I guess what I’m saying is I think the blog already covers a huge range of FUI, within the constraints of movie and TV sci-fi. If you’ve actually identified a blind spot I’ve had, please email me or comment on the site so I can have my eyes opened.

Reader wish: Talk to more creators

[This is a one-off request from the most recent readership poll.]

Reader wish: I wish there would be more interviews whenever you can get creators to talk about their interfaces, because I’d like to have more context about the story behind them.

Sounds good. I like that content, too.

I’ve been explicit about the virtues of a New Criticism approach to critique, which explicitly calls against including a creator’s intention in a critique. I still believe that to be true, despite modern trends toward ad hominem analysis.

But after a review gets completed, I don’t see any harm. Well, except that lots of sites are now featuring creator interviews, and it’s a time-intensive undertaking for—comparitively—not much pay off.
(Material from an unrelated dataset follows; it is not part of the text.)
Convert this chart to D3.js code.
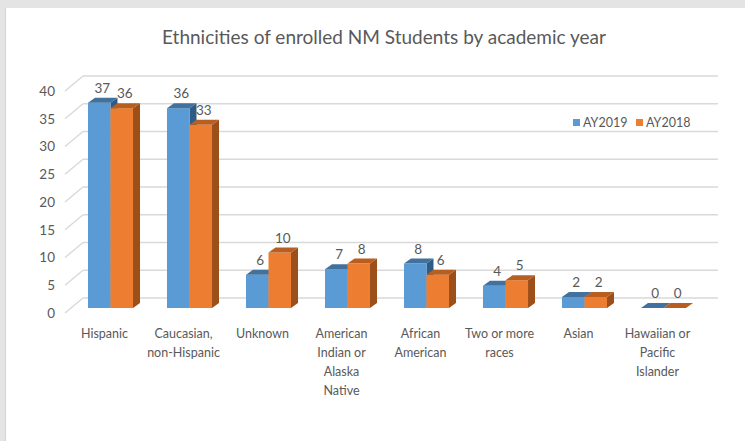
<!DOCTYPE html>
<html>
<head>
<meta charset="utf-8">
<script src="https://cdn.jsdelivr.net/npm/d3@7"></script>
<style>
  html, body { margin: 0; padding: 0; background: #e4e4e4; }
  svg { display: block; }
  text { font-family: Lato, "Open Sans", sans-serif; fill: #595959; }
</style>
</head>
<body>
<svg id="chart" width="745" height="441"></svg>
<script>
// categories (line breaks follow the wrapping in the original)
const categories = ["Hispanic", "Caucasian,\nnon-Hispanic", "Unknown", "American\nIndian or\nAlaska\nNative",
  "African\nAmerican", "Two or more\nraces", "Asian", "Hawaiian or\nPacific\nIslander"]
const seriesNames = ["AY2019", "AY2018"]
const ay2019 = [37, 36, 6, 7, 8, 4, 2, 0]
const ay2018 = [36, 33, 10, 8, 6, 5, 2, 0]
const yTicks = [0, 5, 10, 15, 20, 25, 30, 35, 40]

const colors = {
  AY2019: { front: "#5b9bd5", top: "#41719c", side: "#2f5c86" },
  AY2018: { front: "#ed7d31", top: "#b85e20", side: "#9c4f19" }
}

const svg = d3.select("#chart")

// white card
svg.append("rect").attr("x", 6).attr("y", 8).attr("width", 739).attr("height", 433).attr("fill", "#fff")
svg.append("line").attr("x1", 5.5).attr("x2", 5.5).attr("y1", 8).attr("y2", 441).attr("stroke", "#d4d4d4")

svg.append("text")
    .attr("x", 384).attr("y", 44)
    .attr("text-anchor", "middle")
    .style("font-size", "19px")
    .text("Ethnicities of enrolled NM Students by academic year")

const x = d3.scaleBand().domain(categories).range([65, 697]).paddingInner(0.43).paddingOuter(0.215)
const x1 = d3.scaleBand().domain(seriesNames).range([0, x.bandwidth()])
const y = d3.scaleLinear().domain([0, 40]).range([308, 86])

// wall depth and bar depth
const wallDx = 18, wallDy = 15
const barOff = 6
const bdx = 7, bdy = 5

// gridlines on back wall + side wall diagonals
const grid = svg.append("g").attr("stroke", "#d9d9d9").attr("stroke-width", 1.4)
grid.selectAll("line.h")
  .data(yTicks)
  .join("line")
    .attr("class", "h")
    .attr("x1", 65 + wallDx).attr("x2", 718)
    .attr("y1", d => y(d) + 5 - wallDy).attr("y2", d => y(d) + 5 - wallDy)
grid.selectAll("line.d")
  .data(yTicks)
  .join("line")
    .attr("class", "d")
    .attr("x1", 65).attr("x2", 65 + wallDx)
    .attr("y1", d => y(d) + 5).attr("y2", d => y(d) + 5 - wallDy)

// y tick labels
svg.append("g").selectAll("text")
  .data(yTicks)
  .join("text")
    .attr("x", 55)
    .attr("y", d => y(d) + 5)
    .attr("dy", "0.36em")
    .attr("text-anchor", "end")
    .style("font-size", "13.5px")
    .text(d => d)

// bars
const rows = categories.map((c, i) => ({ cat: c, values: [
  { key: "AY2019", value: ay2019[i] },
  { key: "AY2018", value: ay2018[i] }
]}))

const bars = svg.append("g")
rows.forEach(row => {
  row.values.forEach(v => {
    const bx = x(row.cat) + x1(v.key) + barOff
    const w = x1.bandwidth()
    const yt = y(v.value)
    const y0 = y(0)
    const c = colors[v.key]
    const g = bars.append("g")
    if (v.value > 0) {
      g.append("polygon")
        .attr("points", [[bx + w, yt], [bx + w + bdx, yt - bdy], [bx + w + bdx, y0 - bdy], [bx + w, y0]].join(" "))
        .attr("fill", c.side)
      g.append("rect")
        .attr("x", bx).attr("y", yt).attr("width", w).attr("height", y0 - yt)
        .attr("fill", c.front)
    }
    g.append("polygon")
      .attr("points", [[bx, yt], [bx + bdx, yt - bdy], [bx + w + bdx, yt - bdy], [bx + w, yt]].join(" "))
      .attr("fill", c.top)
  })
})

// value labels
rows.forEach(row => {
  svg.append("g").selectAll("text")
    .data(row.values)
    .join("text")
      .attr("x", d => x(row.cat) + x1(d.key) + barOff + x1.bandwidth() / 2 + 3)
      .attr("y", d => y(d.value) - 10)
      .attr("text-anchor", "middle")
      .style("font-size", "13.5px")
      .text(d => d.value)
})

// category labels
const catLabels = svg.append("g").selectAll("text")
  .data(categories)
  .join("text")
    .attr("x", d => x(d) + x.bandwidth() / 2)
    .attr("y", 338)
    .attr("text-anchor", "middle")
    .style("font-size", "12.5px")
catLabels.selectAll("tspan")
  .data(d => d.split("\n").map(t => ({ t, x: x(d) + x.bandwidth() / 2 })))
  .join("tspan")
    .attr("x", d => d.x)
    .attr("dy", (d, i) => i ? 19 : 0)
    .text(d => d.t)

// legend
const legendX = [573, 636]
const legend = svg.append("g").selectAll("g")
  .data(seriesNames)
  .join("g")
    .attr("transform", (d, i) => `translate(${legendX[i]},123)`)
legend.append("rect")
    .attr("x", 0).attr("y", -4).attr("width", 7).attr("height", 7)
    .attr("fill", d => colors[d].front)
legend.append("text")
    .attr("x", 10).attr("dy", "0.35em")
    .style("font-size", "12.5px")
    .text(d => d)
</script>
</body>
</html>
I’ll do my best. Let me know if you have any particular interfaces that you’re thinking of, or even any particular creators you already know about in the comments.

Reader comment: Sometimes the breakdowns are pretty abstract and pedantic or obscure

[This is a one-off request from the most recent readership poll.]

All true. I follow the analyses where they lead, and I won’t reject a line of inquiry because it’s abstract, pedantic, or obscure. My twitter description used to note that “I delight in finding truffles in oubliettes”, and that bit of poetry refers to exactly this.

If I was to flatter myself, I would love for this blog to be considered in a league with PBS Idea Channel. Insightful and unapologetically nerdy. Not there yet of course.

So I hadn’t considered this a bug but a feature.

I’d love to hear from other readers. Do you feel this same way? If a majority of readers feel that the abstraction, depth, and obscure places the blog goes to is off-putting, it might be a good moment to consider the future of the blog.

Reader complaint: Boring

[This is a one-off request from the most recent readership poll.]

This reader free-form comment has two parts.

1. All the analysis lately has just been of lo-res/boring/barely seen interfaces from old programs…

I presume you mean the Star Wars Holiday Special and perhaps Johnny Mnemonic, but Doctor Strange is from 2016, and that analysis began 30 MAY, five weeks before this reader poll. So…maybe check out those?

Also, note that I’m in this for the insight, and hi-res/explosion-filled/blockbusters have no monopoly on insightful ideas. In fact, if anything, I’d wager they’re most often the shallow ones. I hope to encourage readers to explore more sci-fi to learn the cool stuff that is out there, well beyond the most-hyped stuff at Comicon. So, reader, please join me in judging books by their contents, and looking across the whole library.

2. …and now every show is stretched thin over many separate articles.

If it helps to know, my writing style is quite the opposite. I tend to write things out as single posts to get the thinking right, and then yes, make a call as to how to divide it up. For instance, the readership poll posts started out as single post that scrolled for miles and I just couldn’t see asking anyone to set aside a vacation to read it as one post. Reader logs show me that people don’t read the longer posts, so I keep it cut down to digestible chunks. My mental model is something that someone can read in a short  break at work. My apologies if that feels thin rather than digestible.

I should do my due diligence though and just ask: Are people more interested in long-form posts, like I began the blog with (see Metropolis and The Cabin in the Woods) rather than the short-form posts adopted after then?